Şartlar değişince: Bunu beklerseniz hiçbir zaman yazamazsınız.

Tarihsel olan: Su içerken en çok düşündüğüm. Doğduğum kentin yeraltı sularla kaplıydı; bunun debisini ölçmek için üniversite kuruldu. Ama “uyandırmayın” denildi, ne yeraltını ne de yerüstünü…

Uzak yakınlık: Size yakın olabilecekleri hayatınızda tutmak, uzak durmaları gerekenleri çıkarmak. Yani nedir size iyi gelen, yazmak/okumak/yaratmak için ivmeniz olabilen bunu keşfetmenin yolu da buradan geçiyor sanki!

Ürkeklik: Ne yapmak istemediğini bilmekten doğar, kendini kapana kısılmış gibi hissetmenin bile farkında olamazsın bu durumda.

Vaz geçmek: Alışkanlıkların getirdiğini tutsaklıktır. Kolayı seçmek her zaman zorun korkusundan doğar.

Vazgeçmesini bilmek: İnsan bırakmaz sevdiğini, sevmek insanı bırakır, der şair. Vazgeçmesini bilmenize gerek yok, zamanı gelince sizi bırakanı bilmek ya da bilmemek mesele.

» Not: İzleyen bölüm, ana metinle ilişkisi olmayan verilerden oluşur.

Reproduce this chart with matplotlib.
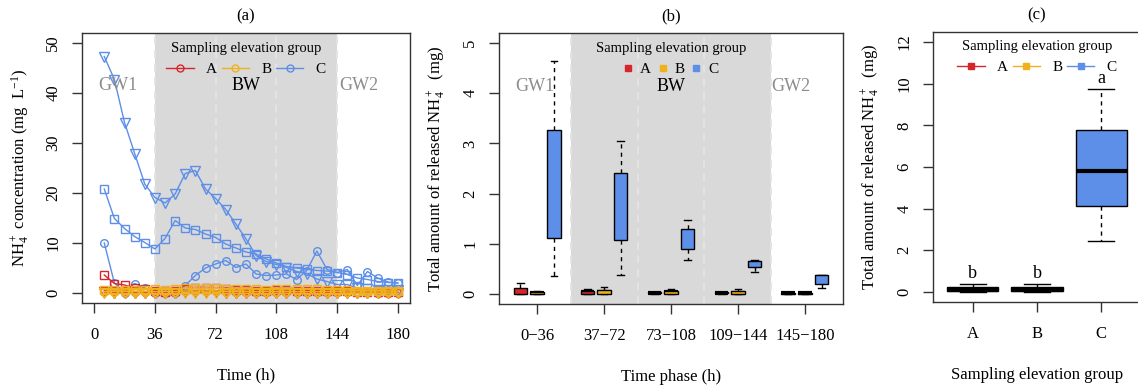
import numpy as np
import matplotlib
matplotlib.use("Agg")
import matplotlib.pyplot as plt
from matplotlib.lines import Line2D

plt.rcParams['font.family'] = ['Liberation Serif', 'DejaVu Serif']
plt.rcParams['mathtext.fontset'] = 'custom'
plt.rcParams['mathtext.rm'] = 'Liberation Serif'
plt.rcParams['mathtext.it'] = 'Liberation Serif:italic'
plt.rcParams['mathtext.bf'] = 'Liberation Serif:bold'

# ---- data: panel (a), NH4+ concentration every 6 h ----
time_h = np.arange(6, 181, 6)
A_circle = [0.5, 0.4, 0.4, 0.3, 0.3, 0.3, 0.2, 0.3, 0.4, 0.5, 0.5, 0.4, 0.4, 0.3, 0.3,
            0.2, 0.2, 0.3, 0.3, 0.3, 0.2, 0.2, 0.2, 0.2, 0.2, 0.2, 0.2, 0.1, 0.1, 0.1]
A_square = [3.6, 1.9, 1.6, 1.0, 0.8, 0.5, 0.3, 0.5, 0.9, 1.1, 1.1, 1.0, 0.9, 0.7, 0.6,
            0.5, 0.4, 0.6, 0.6, 0.5, 0.5, 0.5, 0.5, 0.4, 0.4, 0.3, 0.3, 0.3, 0.3, 0.2]
A_triangle = [0.2, 0.1, 0.1, 0.1, 0.1, 0.1, 0.1, 0.1, 0.2, 0.2, 0.2, 0.2, 0.1, 0.1, 0.1,
              0.1, 0.1, 0.1, 0.1, 0.1, 0.1, 0.1, 0.1, 0.1, 0.1, 0.1, 0.1, 0.1, 0.1, 0.1]
B_circle = [0.3, 0.3, 0.3, 0.3, 0.3, 0.3, 0.3, 0.3, 0.4, 0.4, 0.4, 0.4, 0.3, 0.3, 0.3,
            0.3, 0.3, 0.3, 0.3, 0.3, 0.3, 0.3, 0.3, 0.3, 0.2, 0.2, 0.2, 0.2, 0.2, 0.2]
B_square = [0.7, 0.6, 0.6, 0.7, 0.7, 0.8, 0.7, 0.8, 1.0, 1.0, 1.0, 1.0, 0.9, 0.9, 0.9,
            0.8, 0.7, 0.8, 0.8, 0.8, 0.8, 0.8, 0.7, 0.7, 0.6, 0.5, 0.5, 0.5, 0.4, 0.4]
B_triangle = [0.05, 0.05, 0.05, 0.05, 0.05, 0.05, 0.05, 0.05, 0.05, 0.05, 0.05, 0.05, 0.05, 0.05, 0.05,
              0.05, 0.05, 0.05, 0.05, 0.05, 0.05, 0.05, 0.05, 0.05, 0.05, 0.05, 0.05, 0.05, 0.05, 0.05]
C_circle = [10.0, 2.0, 0.1, 1.9, 1.0, 0.1, 0.0, 0.1, 1.5, 3.5, 5.0, 5.8, 6.5, 5.1, 5.8,
            3.8, 3.5, 3.6, 3.8, 2.7, 4.5, 8.4, 4.7, 4.1, 4.7, 1.5, 4.3, 3.0, 2.2, 2.0]
C_square = [20.8, 14.9, 12.9, 11.3, 10.1, 8.8, 10.9, 14.5, 13.0, 12.7, 11.8, 11.1, 9.8, 9.0, 8.2,
            7.8, 6.8, 6.0, 5.3, 5.0, 4.8, 4.5, 4.4, 4.1, 3.7, 3.0, 2.7, 2.3, 2.1, 2.0]
C_triangle = [47.3, 42.7, 34.1, 27.9, 21.8, 19.1, 18.0, 19.8, 23.9, 24.5, 20.8, 18.9, 16.7, 13.8, 10.8,
              7.5, 6.3, 5.7, 5.1, 4.3, 3.9, 2.8, 2.3, 1.7, 1.7, 1.0, 0.8, 0.7, 0.7, 0.7]

# ---- data: panel (b), released NH4+ per time phase (box summaries) ----
phases = ["0\u221236", "37\u221272", "73\u2212108", "109\u2212144", "145\u2212180"]
A_lo = [0.0, 0.0, 0.0, 0.0, 0.0]
A_q1 = [0.0, 0.0, 0.01, 0.01, 0.005]
A_med = [0.03, 0.03, 0.02, 0.02, 0.015]
A_q3 = [0.11, 0.06, 0.03, 0.03, 0.02]
A_hi = [0.21, 0.09, 0.03, 0.03, 0.02]
B_lo = [0.0, 0.0, 0.0, 0.0, 0.0]
B_q1 = [0.0, 0.0, 0.0, 0.0, 0.005]
B_med = [0.02, 0.03, 0.03, 0.02, 0.015]
B_q3 = [0.04, 0.08, 0.06, 0.05, 0.02]
B_hi = [0.05, 0.13, 0.10, 0.09, 0.02]
C_lo = [0.35, 0.38, 0.68, 0.43, 0.11]
C_q1 = [1.12, 1.08, 0.89, 0.53, 0.20]
C_med = [1.90, 1.79, 1.12, 0.61, 0.34]
C_q3 = [3.27, 2.42, 1.29, 0.66, 0.37]
C_hi = [4.65, 3.04, 1.47, 0.67, 0.38]

# ---- data: panel (c), total released NH4+ per elevation group ----
groups = ["A", "B", "C"]
tot_lo = [0.0, 0.0, 2.46]
tot_q1 = [0.05, 0.04, 4.12]
tot_med = [0.12, 0.10, 5.80]
tot_q3 = [0.26, 0.23, 7.78]
tot_hi = [0.37, 0.40, 9.74]
letters = ["b", "b", "a"]

colors = {"A": "#D7262B", "B": "#F0B11E", "C": "#5D8EE8"}
frame_col = "#333333"
dash_col = "#E4E4E4"


def style(ax):
    for s in ax.spines.values():
        s.set_linewidth(1)
        s.set_color(frame_col)
    ax.tick_params(direction='out', length=7, width=1, color=frame_col,
                   labelsize=12, pad=10)
    ax.tick_params(axis='y', labelrotation=90, pad=8)
    for lab in ax.get_yticklabels():
        lab.set_va('center')


W, H = 1138, 385
fig = plt.figure(figsize=(W / 100, H / 100), dpi=100)
ax1 = fig.add_axes([82 / W, 1 - 303 / H, 328 / W, 270 / H])
ax2 = fig.add_axes([499 / W, 1 - 304 / H, 344 / W, 271 / H])
ax3 = fig.add_axes([933 / W, 1 - 302 / H, 208 / W, 270 / H])

# ---------------- panel (a) ----------------
ax1.axvspan(36, 144, color='#D9D9D9', lw=0, zorder=0)
for x in [36, 72, 108, 144]:
    ax1.axvline(x, color=dash_col, lw=1.4, ls=(0, (4, 3)), zorder=0.5)

series = [("C", C_circle, 'o'), ("C", C_square, 's'), ("C", C_triangle, 'v'),
          ("A", A_circle, 'o'), ("A", A_square, 's'), ("A", A_triangle, 'v'),
          ("B", B_circle, 'o'), ("B", B_square, 's'), ("B", B_triangle, 'v')]
for g, vals, m in series:
    ms = 7 if m == 'v' else 5.5
    ax1.plot(time_h, vals, color=colors[g], marker=m, mfc='none', ms=ms,
             lw=1, mew=1, zorder=2)

ax1.text(14, 41.5, "GW1", color='#8C8C8C', fontsize=13, ha='center', va='center')
ax1.text(90, 41.5, "BW", color='black', fontsize=13, ha='center', va='center')
ax1.text(157, 41.5, "GW2", color='#8C8C8C', fontsize=13, ha='center', va='center')

ax1.set_xlim(-7.2, 187.2)
ax1.set_ylim(-2, 52)
ax1.set_xticks([0, 36, 72, 108, 144, 180])
ax1.set_yticks([0, 10, 20, 30, 40, 50])
style(ax1)
ax1.set_xlabel("Time (h)", fontsize=12, labelpad=18)
ax1.set_ylabel("NH$_4^+$ concentration (mg  L$^{-1}$)", fontsize=12, labelpad=10)
ax1.set_title("(a)", fontsize=12, pad=9)

h_a = [Line2D([0], [0], color=colors[g], marker='o', mfc='none', ms=5, lw=1)
       for g in groups]
ax1.legend(h_a, groups, title="Sampling elevation group", loc='upper center',
           ncol=3, frameon=False, fontsize=11, title_fontsize=10.5,
           handlelength=1.8, handletextpad=0.8, columnspacing=0.3,
           borderaxespad=0.2)

# ---------------- panel (b) ----------------
ax2.axvspan(1.5, 4.5, color='#D9D9D9', lw=0, zorder=0)
for x in [1.5, 2.5, 3.5, 4.5]:
    ax2.axvline(x, color=dash_col, lw=1.4, ls=(0, (4, 3)), zorder=0.5)

box_kw = dict(patch_artist=True, showfliers=False, manage_ticks=False,
              boxprops=dict(edgecolor='black', lw=1),
              medianprops=dict(color='black', lw=3, solid_capstyle='butt'),
              whiskerprops=dict(color='black', lw=1, ls=(0, (3, 3))),
              capprops=dict(color='black', lw=1))

summ = {"A": (A_lo, A_q1, A_med, A_q3, A_hi),
        "B": (B_lo, B_q1, B_med, B_q3, B_hi),
        "C": (C_lo, C_q1, C_med, C_q3, C_hi)}
offsets = {"A": -0.25, "B": 0.0, "C": 0.25}
pos_b = np.arange(1, len(phases) + 1)
for g in groups:
    lo, q1, med, q3, hi = summ[g]
    stats = [dict(whislo=lo[i], q1=q1[i], med=med[i], q3=q3[i], whishi=hi[i], fliers=[])
             for i in range(len(phases))]
    bp = ax2.bxp(stats, positions=pos_b + offsets[g], widths=0.2, capwidths=0.1,
                 **box_kw)
    for b in bp['boxes']:
        b.set_facecolor(colors[g])
        b.set_zorder(3)

ax2.text(0.97, 4.14, "GW1", color='#8C8C8C', fontsize=13, ha='center', va='center')
ax2.text(3.0, 4.14, "BW", color='black', fontsize=13, ha='center', va='center')
ax2.text(4.79, 4.14, "GW2", color='#8C8C8C', fontsize=13, ha='center', va='center')

ax2.set_xlim(0.43, 5.57)
ax2.set_ylim(-0.2, 5.2)
ax2.set_xticks(pos_b)
ax2.set_xticklabels(phases)
ax2.set_yticks([0, 1, 2, 3, 4, 5])
style(ax2)
ax2.set_xlabel("Time phase (h)", fontsize=12, labelpad=18)
ax2.set_ylabel("Total amount of released NH$_4^+$  (mg)", fontsize=12, labelpad=10)
ax2.set_title("(b)", fontsize=12, pad=9)

h_b = [Line2D([0], [0], color=colors[g], marker='s', ls='none', ms=5) for g in groups]
ax2.legend(h_b, groups, title="Sampling elevation group", loc='upper center',
           ncol=3, frameon=False, fontsize=11, title_fontsize=10.5,
           handlelength=0.6, handletextpad=0.5, columnspacing=0.45,
           borderaxespad=0.2)

# ---------------- panel (c) ----------------
pos_c = np.arange(1, len(groups) + 1)
stats_c = [dict(whislo=tot_lo[i], q1=tot_q1[i], med=tot_med[i], q3=tot_q3[i],
                whishi=tot_hi[i], fliers=[]) for i in range(len(groups))]
bp = ax3.bxp(stats_c, positions=pos_c, widths=0.8, capwidths=0.4, **box_kw)
for b, g in zip(bp['boxes'], groups):
    b.set_facecolor(colors[g])

for i, lt in enumerate(letters):
    ax3.text(pos_c[i], tot_hi[i] + 0.5, lt, fontsize=13, ha='center', va='center')

ax3.set_xlim(0.38, 3.62)
ax3.set_ylim(-0.48, 12.48)
ax3.set_xticks(pos_c)
ax3.set_xticklabels(groups)
ax3.set_yticks([0, 2, 4, 6, 8, 10, 12])
style(ax3)
ax3.set_xlabel("Sampling elevation group", fontsize=12, labelpad=18)
ax3.set_ylabel("Total amount of released NH$_4^+$  (mg)", fontsize=12, labelpad=10)
ax3.set_title("(c)", fontsize=12, pad=9)

h_c = [Line2D([0], [0], color=colors[g], marker='s', ms=4.5, lw=1) for g in groups]
ax3.legend(h_c, groups, title="Sampling elevation group", loc='upper center',
           ncol=3, frameon=False, fontsize=11, title_fontsize=10.5,
           handlelength=1.8, handletextpad=0.8, columnspacing=0.3,
           borderaxespad=0.1)

fig.savefig("out.png", dpi=100)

Yoluna devam etmek: Bu da sizin seçiminizle ortaya çıkabilecek olgu: ya var olanı sürdürür, bununla ‘mutlu’ görünürsünüz; ya da zoru seçer hayatı anlamlı/değerli kılmanın sürekli bir uğraş edinmekle mümkün olabileceğine inandırırsınız kendinizi. Sanırım bu da her gün yanan bir fırına odun taşımak gibi bir şeydir.

Yolunu seçmek: Eğer yaşama yolunuzu arzularınız/tutkularınız üzerine kurmak istiyorsanız, tez elden seçimlerinizi gözden geçirmeniz gerekir. Sonradan ‘geç kaldım’ dememek için. Unutmayın ki, seçimlerimizdir bizi mutlu/mutsuz eden. Eğer ne istemediğini bilmiyorsan, yazı yoluna girmenin de engellerini yaratırsın sürekli.

Zamana bırakma: Bu bakış kendini öncelikle “iyi okur” olmaktan alıkoyan bir düşünceyle başlar, sonra da akışa bırakarak kendini sıradanlaşmayı seçmenin yolunu yöneltir. Oysa yazacak birinin buna ne vakti, ne zamanı ne de duygusu vardır. Yazmak bir o kadar da tutku işi, sadakat, bağlılık işi. Bir şeyi sevemeyen, tutkuyla bağlanamayan, buna sadakat gösteremeyenin yazıda işi yoktur!